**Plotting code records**

[BEGIN]

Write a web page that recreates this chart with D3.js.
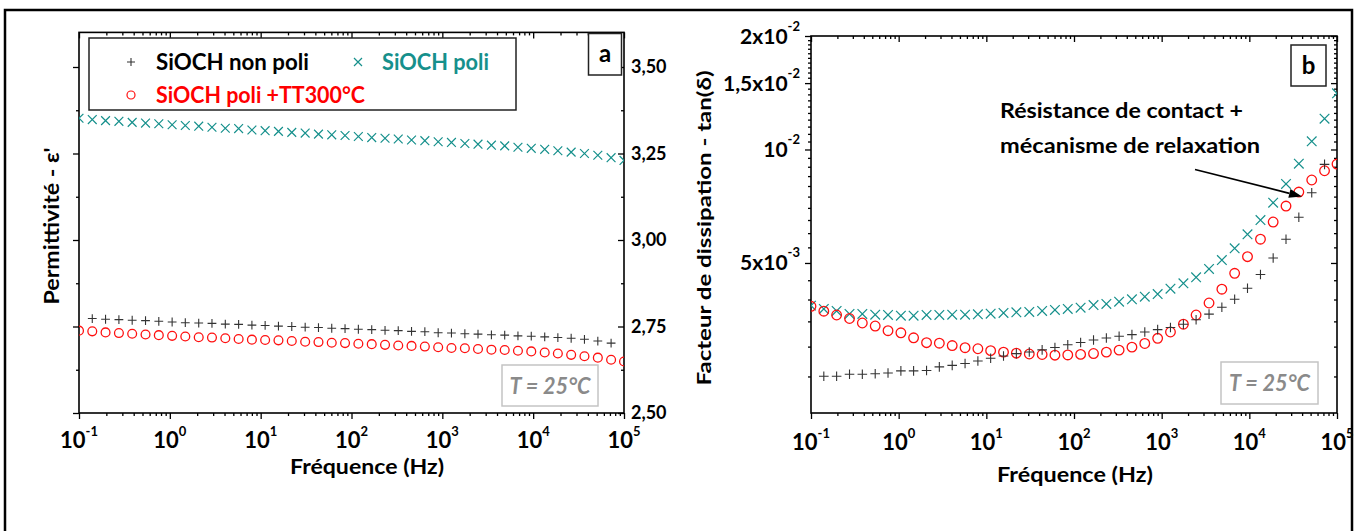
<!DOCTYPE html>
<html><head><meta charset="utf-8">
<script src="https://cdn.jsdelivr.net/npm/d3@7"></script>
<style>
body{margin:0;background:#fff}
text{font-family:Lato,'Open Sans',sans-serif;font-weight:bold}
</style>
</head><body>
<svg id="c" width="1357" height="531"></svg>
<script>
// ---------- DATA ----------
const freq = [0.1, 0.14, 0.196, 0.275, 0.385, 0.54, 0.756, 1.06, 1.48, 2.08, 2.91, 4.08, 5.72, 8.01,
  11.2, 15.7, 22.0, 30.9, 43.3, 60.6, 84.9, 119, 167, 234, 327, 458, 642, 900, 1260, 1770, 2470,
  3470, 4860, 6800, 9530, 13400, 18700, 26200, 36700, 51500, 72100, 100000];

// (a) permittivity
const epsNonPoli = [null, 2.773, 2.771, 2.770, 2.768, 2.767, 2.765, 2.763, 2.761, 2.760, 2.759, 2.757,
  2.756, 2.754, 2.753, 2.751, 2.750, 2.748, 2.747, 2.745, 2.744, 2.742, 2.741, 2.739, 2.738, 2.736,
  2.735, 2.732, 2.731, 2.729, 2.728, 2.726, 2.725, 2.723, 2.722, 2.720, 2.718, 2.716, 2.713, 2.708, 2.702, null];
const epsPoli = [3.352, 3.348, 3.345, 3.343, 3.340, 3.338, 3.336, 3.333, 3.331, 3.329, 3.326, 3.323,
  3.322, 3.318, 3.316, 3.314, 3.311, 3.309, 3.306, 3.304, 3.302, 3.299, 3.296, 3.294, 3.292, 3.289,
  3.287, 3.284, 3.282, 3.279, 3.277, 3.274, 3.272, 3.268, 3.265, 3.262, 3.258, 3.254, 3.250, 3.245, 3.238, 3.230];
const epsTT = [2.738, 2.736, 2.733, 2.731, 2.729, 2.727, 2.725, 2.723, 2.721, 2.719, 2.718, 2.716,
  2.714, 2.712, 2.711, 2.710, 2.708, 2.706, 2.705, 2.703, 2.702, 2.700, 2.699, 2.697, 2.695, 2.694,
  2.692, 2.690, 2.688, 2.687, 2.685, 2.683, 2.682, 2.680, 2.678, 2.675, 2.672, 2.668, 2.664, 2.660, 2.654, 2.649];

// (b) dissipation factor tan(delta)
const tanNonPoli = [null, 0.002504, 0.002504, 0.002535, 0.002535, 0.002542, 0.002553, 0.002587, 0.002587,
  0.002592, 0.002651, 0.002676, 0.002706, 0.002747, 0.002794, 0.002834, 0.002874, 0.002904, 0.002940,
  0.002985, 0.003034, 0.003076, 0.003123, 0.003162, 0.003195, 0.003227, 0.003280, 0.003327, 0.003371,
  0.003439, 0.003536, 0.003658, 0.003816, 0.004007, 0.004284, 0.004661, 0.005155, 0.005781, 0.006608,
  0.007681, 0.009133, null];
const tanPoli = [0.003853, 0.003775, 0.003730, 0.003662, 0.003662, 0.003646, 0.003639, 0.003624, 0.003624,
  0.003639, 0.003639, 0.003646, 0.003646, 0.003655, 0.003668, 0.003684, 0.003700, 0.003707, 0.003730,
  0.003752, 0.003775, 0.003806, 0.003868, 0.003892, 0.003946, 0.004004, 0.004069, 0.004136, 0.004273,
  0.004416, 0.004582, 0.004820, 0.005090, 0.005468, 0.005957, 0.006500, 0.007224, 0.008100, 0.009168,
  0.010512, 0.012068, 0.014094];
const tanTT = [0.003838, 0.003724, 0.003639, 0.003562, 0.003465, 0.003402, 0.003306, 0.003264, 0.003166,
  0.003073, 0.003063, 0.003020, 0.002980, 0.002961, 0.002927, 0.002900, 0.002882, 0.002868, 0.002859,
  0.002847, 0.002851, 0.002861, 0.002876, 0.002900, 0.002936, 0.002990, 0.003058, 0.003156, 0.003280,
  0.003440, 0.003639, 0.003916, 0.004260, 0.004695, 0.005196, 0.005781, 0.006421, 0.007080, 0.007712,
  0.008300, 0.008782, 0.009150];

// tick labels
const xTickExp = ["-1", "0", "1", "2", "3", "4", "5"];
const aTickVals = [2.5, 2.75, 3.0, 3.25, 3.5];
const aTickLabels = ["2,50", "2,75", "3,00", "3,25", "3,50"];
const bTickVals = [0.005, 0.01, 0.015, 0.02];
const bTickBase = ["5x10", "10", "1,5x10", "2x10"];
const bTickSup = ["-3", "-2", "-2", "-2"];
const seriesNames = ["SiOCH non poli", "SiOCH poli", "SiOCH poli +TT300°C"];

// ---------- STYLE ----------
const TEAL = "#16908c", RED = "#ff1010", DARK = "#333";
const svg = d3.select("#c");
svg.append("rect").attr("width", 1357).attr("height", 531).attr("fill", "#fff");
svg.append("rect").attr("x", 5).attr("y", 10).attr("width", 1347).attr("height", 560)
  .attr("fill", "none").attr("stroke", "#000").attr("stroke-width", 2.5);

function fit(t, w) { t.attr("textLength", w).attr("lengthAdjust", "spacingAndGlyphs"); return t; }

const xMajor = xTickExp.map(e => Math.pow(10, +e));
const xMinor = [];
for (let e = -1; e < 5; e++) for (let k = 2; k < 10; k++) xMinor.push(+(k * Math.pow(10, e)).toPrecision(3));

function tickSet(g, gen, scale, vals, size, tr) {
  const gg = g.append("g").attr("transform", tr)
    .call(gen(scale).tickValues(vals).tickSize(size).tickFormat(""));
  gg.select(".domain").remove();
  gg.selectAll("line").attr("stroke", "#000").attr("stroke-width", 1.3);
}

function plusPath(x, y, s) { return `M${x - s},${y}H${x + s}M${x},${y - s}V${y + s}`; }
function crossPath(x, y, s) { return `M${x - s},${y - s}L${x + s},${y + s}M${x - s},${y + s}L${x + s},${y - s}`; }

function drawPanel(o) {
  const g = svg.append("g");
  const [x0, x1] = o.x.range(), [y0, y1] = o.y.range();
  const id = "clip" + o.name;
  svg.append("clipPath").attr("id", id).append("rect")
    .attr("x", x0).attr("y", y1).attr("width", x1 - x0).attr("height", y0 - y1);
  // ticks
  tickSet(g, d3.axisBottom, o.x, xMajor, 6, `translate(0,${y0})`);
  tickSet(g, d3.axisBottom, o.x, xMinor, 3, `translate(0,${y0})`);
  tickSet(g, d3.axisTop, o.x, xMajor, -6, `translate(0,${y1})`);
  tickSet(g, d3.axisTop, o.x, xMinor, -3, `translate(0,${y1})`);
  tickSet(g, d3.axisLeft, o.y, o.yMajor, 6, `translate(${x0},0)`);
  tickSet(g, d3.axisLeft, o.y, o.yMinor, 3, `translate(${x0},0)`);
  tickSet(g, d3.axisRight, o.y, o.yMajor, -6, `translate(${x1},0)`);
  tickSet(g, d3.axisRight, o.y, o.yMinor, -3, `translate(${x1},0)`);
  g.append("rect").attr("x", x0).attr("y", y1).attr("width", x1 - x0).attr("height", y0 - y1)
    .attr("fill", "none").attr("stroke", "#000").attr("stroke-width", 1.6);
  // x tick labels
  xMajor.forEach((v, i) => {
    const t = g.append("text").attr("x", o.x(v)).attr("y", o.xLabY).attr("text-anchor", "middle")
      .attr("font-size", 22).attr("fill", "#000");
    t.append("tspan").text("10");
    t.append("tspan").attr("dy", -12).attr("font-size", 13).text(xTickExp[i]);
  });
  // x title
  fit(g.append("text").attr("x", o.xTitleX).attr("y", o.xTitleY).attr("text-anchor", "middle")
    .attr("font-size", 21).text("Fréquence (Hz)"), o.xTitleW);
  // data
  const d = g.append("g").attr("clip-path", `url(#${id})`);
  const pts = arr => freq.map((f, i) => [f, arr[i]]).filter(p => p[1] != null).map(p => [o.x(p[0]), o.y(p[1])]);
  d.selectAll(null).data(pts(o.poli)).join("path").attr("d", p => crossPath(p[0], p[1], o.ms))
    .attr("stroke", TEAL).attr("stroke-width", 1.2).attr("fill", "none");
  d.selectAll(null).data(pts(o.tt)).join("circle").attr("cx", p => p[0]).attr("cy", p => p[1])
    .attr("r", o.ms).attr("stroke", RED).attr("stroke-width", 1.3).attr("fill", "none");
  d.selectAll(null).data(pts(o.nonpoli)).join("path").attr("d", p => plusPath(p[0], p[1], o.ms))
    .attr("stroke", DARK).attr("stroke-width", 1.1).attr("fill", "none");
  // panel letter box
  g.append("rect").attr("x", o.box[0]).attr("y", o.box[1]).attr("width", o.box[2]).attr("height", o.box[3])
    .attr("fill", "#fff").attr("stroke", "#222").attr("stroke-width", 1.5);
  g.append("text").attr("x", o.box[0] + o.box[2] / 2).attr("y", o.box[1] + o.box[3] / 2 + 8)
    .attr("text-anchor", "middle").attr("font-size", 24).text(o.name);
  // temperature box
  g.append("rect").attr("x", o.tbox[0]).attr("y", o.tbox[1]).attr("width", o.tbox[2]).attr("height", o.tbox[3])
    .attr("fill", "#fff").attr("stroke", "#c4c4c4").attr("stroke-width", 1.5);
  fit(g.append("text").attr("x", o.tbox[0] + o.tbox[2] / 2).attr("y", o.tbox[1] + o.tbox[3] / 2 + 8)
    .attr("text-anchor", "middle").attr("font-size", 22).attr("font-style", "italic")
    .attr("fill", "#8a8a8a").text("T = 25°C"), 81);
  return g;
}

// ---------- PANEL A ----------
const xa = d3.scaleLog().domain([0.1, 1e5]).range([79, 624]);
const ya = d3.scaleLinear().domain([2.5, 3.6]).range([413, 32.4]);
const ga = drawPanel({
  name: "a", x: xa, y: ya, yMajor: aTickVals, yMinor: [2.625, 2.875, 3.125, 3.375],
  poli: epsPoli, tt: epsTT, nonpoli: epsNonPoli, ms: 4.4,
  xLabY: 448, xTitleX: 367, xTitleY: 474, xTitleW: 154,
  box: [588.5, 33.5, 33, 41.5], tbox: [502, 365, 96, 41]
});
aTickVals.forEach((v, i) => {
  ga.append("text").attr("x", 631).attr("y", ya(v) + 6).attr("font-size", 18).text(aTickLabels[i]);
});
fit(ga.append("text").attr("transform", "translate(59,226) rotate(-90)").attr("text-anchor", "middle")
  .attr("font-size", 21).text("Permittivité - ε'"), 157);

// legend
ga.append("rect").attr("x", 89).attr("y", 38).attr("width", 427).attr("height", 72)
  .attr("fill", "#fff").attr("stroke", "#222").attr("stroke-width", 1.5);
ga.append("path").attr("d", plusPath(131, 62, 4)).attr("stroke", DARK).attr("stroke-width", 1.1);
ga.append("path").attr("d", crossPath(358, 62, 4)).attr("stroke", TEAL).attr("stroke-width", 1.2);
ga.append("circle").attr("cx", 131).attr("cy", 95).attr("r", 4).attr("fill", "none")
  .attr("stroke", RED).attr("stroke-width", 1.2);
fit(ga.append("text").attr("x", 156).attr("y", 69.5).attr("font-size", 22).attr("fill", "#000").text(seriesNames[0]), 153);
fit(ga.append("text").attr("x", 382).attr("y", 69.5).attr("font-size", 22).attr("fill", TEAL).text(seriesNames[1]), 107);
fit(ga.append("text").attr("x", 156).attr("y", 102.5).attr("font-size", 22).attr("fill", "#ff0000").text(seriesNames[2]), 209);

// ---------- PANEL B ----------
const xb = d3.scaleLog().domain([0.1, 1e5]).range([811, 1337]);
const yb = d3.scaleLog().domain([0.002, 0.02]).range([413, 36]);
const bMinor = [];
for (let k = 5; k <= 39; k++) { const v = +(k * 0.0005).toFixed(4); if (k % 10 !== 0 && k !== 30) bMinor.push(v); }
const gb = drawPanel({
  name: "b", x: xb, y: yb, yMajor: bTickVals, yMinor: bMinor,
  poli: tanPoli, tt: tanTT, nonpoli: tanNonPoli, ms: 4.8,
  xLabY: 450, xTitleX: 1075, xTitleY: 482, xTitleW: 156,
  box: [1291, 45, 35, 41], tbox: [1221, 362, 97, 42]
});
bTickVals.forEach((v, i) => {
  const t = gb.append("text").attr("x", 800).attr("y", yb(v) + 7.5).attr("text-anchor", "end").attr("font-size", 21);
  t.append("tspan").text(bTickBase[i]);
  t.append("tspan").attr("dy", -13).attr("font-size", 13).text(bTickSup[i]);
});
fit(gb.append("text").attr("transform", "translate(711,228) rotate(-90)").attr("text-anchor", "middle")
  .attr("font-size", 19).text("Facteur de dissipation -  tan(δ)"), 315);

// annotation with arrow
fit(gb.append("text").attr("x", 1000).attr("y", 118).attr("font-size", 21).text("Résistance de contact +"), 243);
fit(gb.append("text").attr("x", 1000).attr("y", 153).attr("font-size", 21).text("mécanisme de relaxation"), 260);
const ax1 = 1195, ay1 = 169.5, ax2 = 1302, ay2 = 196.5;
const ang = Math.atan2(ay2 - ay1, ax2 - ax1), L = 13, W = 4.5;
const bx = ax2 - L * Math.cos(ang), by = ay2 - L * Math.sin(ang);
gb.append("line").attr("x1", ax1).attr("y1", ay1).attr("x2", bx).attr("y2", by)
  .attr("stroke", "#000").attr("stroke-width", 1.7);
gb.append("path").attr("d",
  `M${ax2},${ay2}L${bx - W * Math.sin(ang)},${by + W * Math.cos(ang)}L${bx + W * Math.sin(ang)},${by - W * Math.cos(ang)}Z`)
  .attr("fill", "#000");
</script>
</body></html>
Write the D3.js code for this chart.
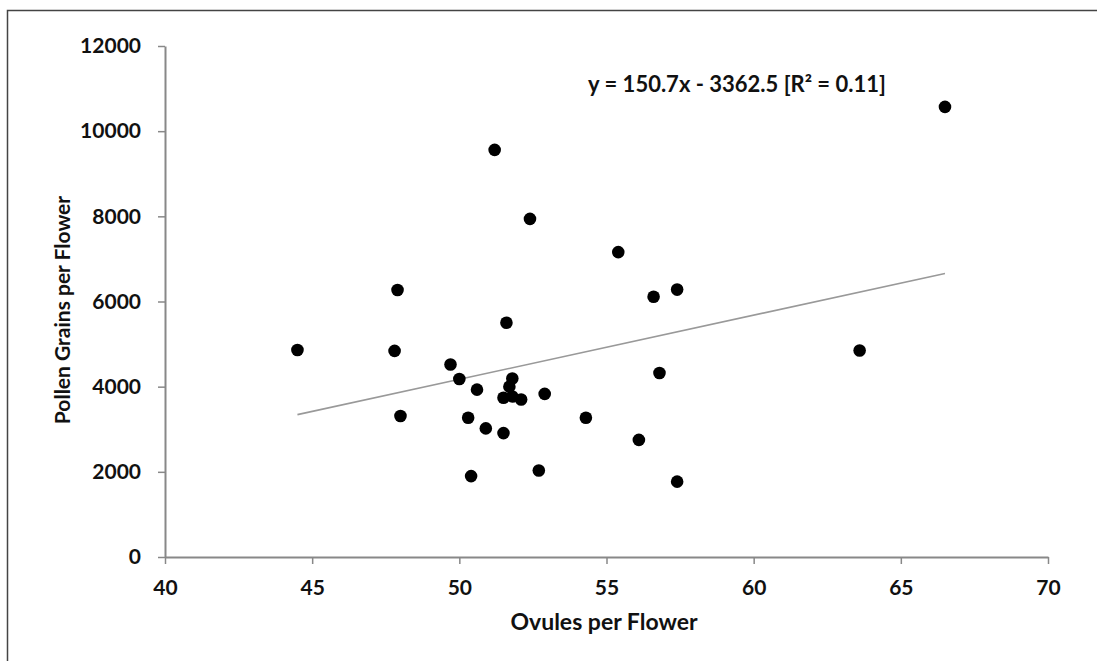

[END]

**Exercise details**
Start at the first line of the records and write out everything up to and including the line containing "51500, 72100, 100000];". No pictures.

**Solution to this exercise**
Write a web page that recreates this chart with D3.js.
<!DOCTYPE html>
<html><head><meta charset="utf-8">
<script src="https://cdn.jsdelivr.net/npm/d3@7"></script>
<style>
body{margin:0;background:#fff}
text{font-family:Lato,'Open Sans',sans-serif;font-weight:bold}
</style>
</head><body>
<svg id="c" width="1357" height="531"></svg>
<script>
// ---------- DATA ----------
const freq = [0.1, 0.14, 0.196, 0.275, 0.385, 0.54, 0.756, 1.06, 1.48, 2.08, 2.91, 4.08, 5.72, 8.01,
  11.2, 15.7, 22.0, 30.9, 43.3, 60.6, 84.9, 119, 167, 234, 327, 458, 642, 900, 1260, 1770, 2470,
  3470, 4860, 6800, 9530, 13400, 18700, 26200, 36700, 51500, 72100, 100000];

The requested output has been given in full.